Besides there was another important factor that contributed to the efficient functioning of the village courts. It is known that the society set before itself the highest ideals in matters of justice like the historic judgment of the Cōḻa King, Manu-nīthi Cōḻa who punished his own son, a crown prince, who caused the death of a calf. There was also the great legend of King Harischandra who stood for truth at all costs and refused to tell even a single lie when he lost everything in this world.
These ideals were by the words of everyone in the society, there were many legal texts which were in Sanskrit, like the Manu’s Dharma-śāstra that were available through readable, lucid translations so that all villagers could follow.
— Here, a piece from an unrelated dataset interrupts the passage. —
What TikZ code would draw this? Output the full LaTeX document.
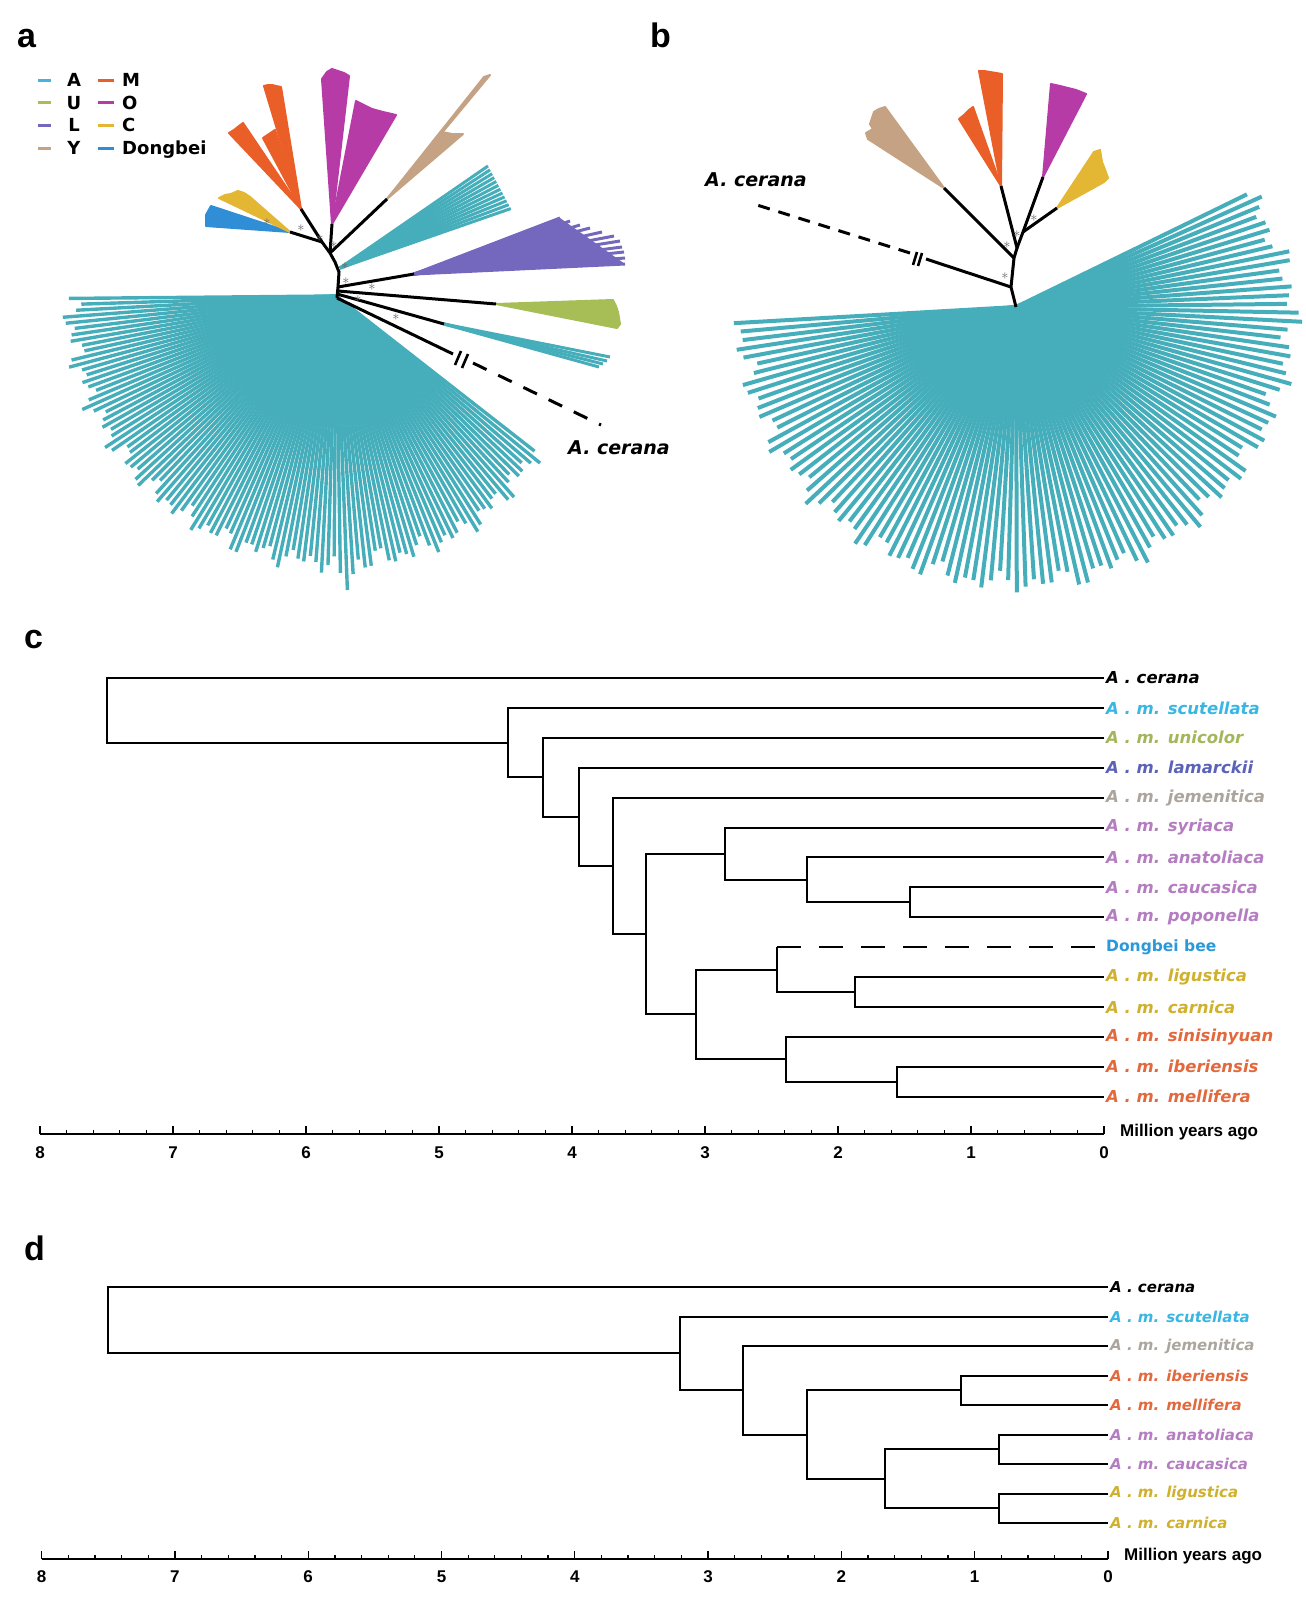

Ancient translations of Manu are available which narrowed the gap between the villagers and their judicial system. This close acquaintance with the traditional law was very active till the end of the 14th century and gradually faded with the incursion of alien rule and faiths. With the establishment of Colonial rule and the thrusting of the Western judicial system, the villagers lost contact with their own legal system both due to the foreign language and the play of intermediaries. The colonial system was not done away with, even after the advent of Independence but seemed to have been further strengthened. The native studies dwindled. But, simultaneously the village court lost its place and no attempt was made to get lucid translations of existing laws to reach the villages. The transition from Independence to modern times has created a vacuum. Only some attention is being paid now to come to grips with the situation. With the explosion of population, inadequate number of courts at the village level, and the rapid migration of intellectuals from the rural to urban areas and with no incentives for law students to serve at the village level, leaves a great gap in the concept of village judiciary. A rethinking of the Village Courts is perhaps required for the establishment of more such institutions suitably strengthened to cater to modern times.